With the Bed and Breakfast, Born Free, which has a long and respected history of building type C motorhomes, has married the interior comfort characteristics of type Cs with the diminutive exterior dimensions associated with type Bs. To help achieve this union, the company implemented several livability features into the Bed and Breakfast that European motorhome enthusiasts have enjoyed for years and that North American buyers can now appreciate.

The most noticeable difference between this motorhome and other Born Free models is its exterior size. It's smaller than the company's other coaches, which range from 23 to 26 feet. The Bed and Breakfast is 21 feet long, 7-1/2 feet wide, and 8 feet 10 inches high with roof air. This makes it a friendly unit to drive when negotiating urban traffic or tight national park campsites. The dry weight is 8,200 pounds and the gross vehicle weight rating is 9,500 pounds. Even though a hitch is not included as standard equipment, the Bed and Breakfast's Chevrolet van chassis is capable of towing 3,000 pounds. With the addition of a receiver hitch, the motorhome can tow a small vehicle or trailer.

Just a glance reveals that the Bed and Breakfast's styling is similar to that of a typical type C motorhome, with one major exception: it doesn't include dual rear wheels. This design decision was made for several reasons. First, the cost of building the unit was contained by using the less expensive but very rugged Chevrolet van chassis with single rear wheels. The motorhome's handling is said to be excellent, thanks to its modest height and aerodynamic over-the-cab design. And even with the 14.5-gallon fresh water tank full, the Bed and Breakfast can carry a respectable 1,300 pounds of passenger and cargo weight.

Another benefit of the single-rear-wheel chassis is that neighborhood parking ordinances that many motorhome owners face may not apply with the Bed and Breakfast. According to the company, the coach passes many residential zoning restrictions because of the single rear axle, which classifies it as a van; dual rear wheels would render it a truck. However, for coach enthusiasts who prefer dual rear wheels, the Bed and Breakfast is available on an optional 12,300-pound dual-rear-wheel Chevrolet chassis.

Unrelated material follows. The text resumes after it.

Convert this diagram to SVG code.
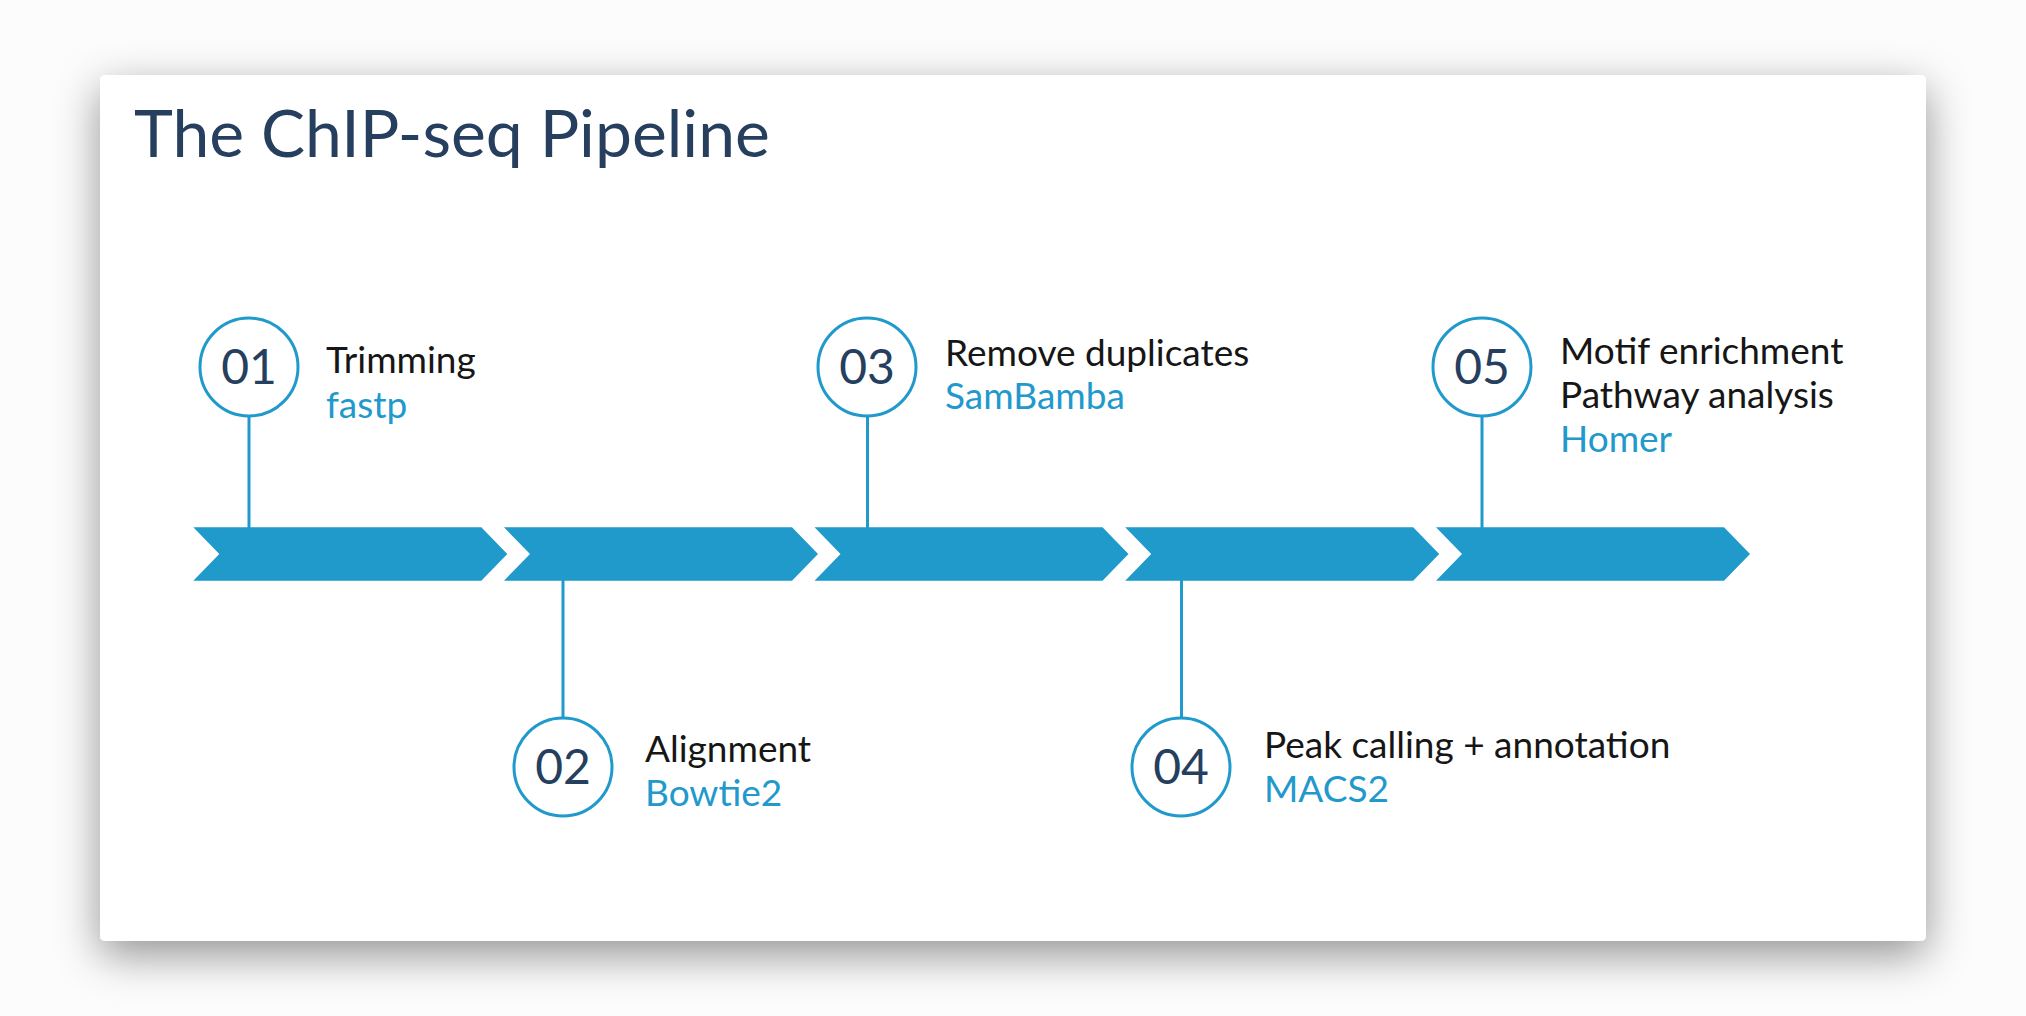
<svg xmlns="http://www.w3.org/2000/svg" width="2026" height="1016" viewBox="0 0 2026 1016">
  <defs>
    <filter id="shadow" x="-10%" y="-15%" width="120%" height="135%">
      <feDropShadow dx="0" dy="14" stdDeviation="22" flood-color="#000" flood-opacity="0.42"/>
    </filter>
    <path id="chev" d="M0,0 L288,0 L314,26.7 L288,53.4 L0,53.4 L26,26.7 Z"/>
  </defs>
  <style>
    .chev { fill: #1f9acb; }
    .conn { stroke: #1f9acb; stroke-width: 3; fill: none; }
    .ring { fill: #ffffff; stroke: #1f9acb; stroke-width: 3; }
    .num { font-family: Lato, "Open Sans", sans-serif; font-size: 48px; fill: #263f5f; text-anchor: middle; }
    .step { font-family: Lato, "Open Sans", sans-serif; font-size: 37px; fill: #161616; }
    .tool { font-family: Lato, "Open Sans", sans-serif; font-size: 37px; fill: #2299cc; }
    .title { font-family: Lato, "Open Sans", sans-serif; font-size: 66px; fill: #263f5f; }
  </style>
  <rect x="0" y="0" width="2026" height="1016" fill="#fcfcfc"/>
  <rect id="card" x="100" y="75" width="1826" height="866" rx="5" fill="#ffffff" filter="url(#shadow)"/>
  <text class="title" x="134" y="157">The ChIP-seq Pipeline</text>

  <g id="timeline">
    <use href="#chev" class="chev" x="193.3" y="527.3"/>
    <use href="#chev" class="chev" x="504" y="527.3"/>
    <use href="#chev" class="chev" x="814.5" y="527.3"/>
    <use href="#chev" class="chev" x="1125.2" y="527.3"/>
    <use href="#chev" class="chev" x="1436" y="527.3"/>
  </g>

  <g id="connectors">
    <line class="conn" x1="249" y1="417" x2="249" y2="528"/>
    <line class="conn" x1="563" y1="580" x2="563" y2="717"/>
    <line class="conn" x1="867.5" y1="417" x2="867.5" y2="528"/>
    <line class="conn" x1="1181.5" y1="580" x2="1181.5" y2="717"/>
    <line class="conn" x1="1482" y1="417" x2="1482" y2="528"/>
  </g>

  <g id="step01">
    <circle class="ring" cx="249" cy="367" r="49"/>
    <text class="num" x="249" y="384">01</text>
    <text class="step" x="326" y="373">Trimming</text>
    <text class="tool" x="326" y="418">fastp</text>
  </g>
  <g id="step02">
    <circle class="ring" cx="563" cy="767" r="49"/>
    <text class="num" x="563" y="784">02</text>
    <text class="step" x="645" y="762">Alignment</text>
    <text class="tool" x="645" y="806">Bowtie2</text>
  </g>
  <g id="step03">
    <circle class="ring" cx="867" cy="367" r="49"/>
    <text class="num" x="867" y="384">03</text>
    <text class="step" x="945" y="366">Remove duplicates</text>
    <text class="tool" x="945" y="409">SamBamba</text>
  </g>
  <g id="step04">
    <circle class="ring" cx="1181" cy="767" r="49"/>
    <text class="num" x="1181" y="784">04</text>
    <text class="step" x="1264" y="758">Peak calling + annotation</text>
    <text class="tool" x="1264" y="802">MACS2</text>
  </g>
  <g id="step05">
    <circle class="ring" cx="1482" cy="367" r="49"/>
    <text class="num" x="1482" y="384">05</text>
    <text class="step" x="1560" y="364">Motif enrichment</text>
    <text class="step" x="1560" y="408">Pathway analysis</text>
    <text class="tool" x="1560" y="452">Homer</text>
  </g>
</svg>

The Bed and Breakfast comes standard with Uniroyal Laredo tires with NailGard. This tire is guaranteed to self-seal most punctures that measure up to 3/16-inch in diameter. Not only does this provide greater safety on the road, but because it is so unlikely that this tire will ever go flat, the space required to carry a spare tire and jack -- and the additional weight -- has been eliminated, freeing up more space for cargo.

Born Free designers' departure from conventional thinking also dictated how the Bed and Breakfast would be equipped. Relying on input from the company's marketing department, Born Free designers surmised that the majority of RV enthusiasts who use a motorhome of this size would stay primarily in full-service campgrounds. Thus, they would have access to shore power. So, Born Free designers created the Bed and Breakfast as an all-electric motorhome. The water heater, the heating system, and the galley appliances all are powered by electricity. However, a standard 4-kilowatt Onan generator makes this a stand-alone unit should the occasion arise. Propane appliances, and a 9-1/2-gallon LP-gas tank, recently were added to the options list.

As the Bed and Breakfast name implies, full cooking facilities (a cook top and oven) are not included as standard equipment in this motorhome. The coach is designed to provide a pleasant ride, a comfortable place to relax once you've reached your destination, and a cozy bed for a restful night's sleep. The limited galley (a sink, a microwave, and a small refrigerator) is adequate for fixing a light breakfast or lunch, but it's not equipped for more elaborate culinary adventures. A toaster oven and a coffee maker are also furnished as standard equipment.

The Bed and Breakfast floor plan features a main side entrance and a rear bench-style dinette that converts into a double bed. Born Free designers gave considerable thought about how to equip the bathroom. They decided to include a private area with a marine, cassette-style toilet but no interior shower. Why? Because in a unit this size, they reasoned, the aggravation of using a temporary shower would probably be experienced only a few times before the convenience of the campground's hot showers became overwhelmingly evident. Plus, they determined, a temporary shower -- and the space it occupies -- was not worth the cost. Also, by not including a shower, the size of the gray water holding tank and the water heater can be smaller, and less fresh water would be used. This converts directly into weight, space, and cost savings.

The same thought process went into the company's decision to install the 4.5-gallon cassette toilet system. As European motorhome enthusiasts have known for years, the ease with which a cassette can be removed from the outside of the coach for dumping means that further weight and space savings can be gleaned from the coach. This is clearly a case of necessity (reduced weight and coach size; increased interior living space and cargo carrying capacity) being the mother of invention.

The Bed and Breakfast features the same traditional steel roll-bar construction, high-gloss exterior fiberglass, and residential-style roof and wall insulation as all Born Free motorhomes. The single-cap roof is made of molded fiberglass. The floor is constructed of marine-grade plywood that is covered with fiberglass on the top and bottom and anchored to outriggers that are installed onto the chassis by Born Free technicians.

A fully equipped Bed and Breakfast motorhome has a suggested retail price of $59,995. Standard features include air-ride suspension, a 13,500-Btu roof air conditioner with a 5,600-Btu heat strip, a Fan-Tastic Vent fan with rain sensor, a 9-inch TV/DVD player, a microwave oven, a toaster oven, a coffee maker, and a 3.2-cubic-foot electric refrigerator/freezer. Other standard features include an electric outdoor grill, an AM-FM radio with CD player, a 4-gallon electric water heater, and oak cabinetry.

The coach portion is covered by a three-year/36,000-mile limited warranty, and a 10-year fiberglass limited warranty for corrosion or hail perforation. The chassis features a three-year/36,000-mile bumper-to-bumper limited warranty.

For someone seeking the amenities and comfort of a type C motorhome in an economically sized type B package, this vehicle may be just the answer.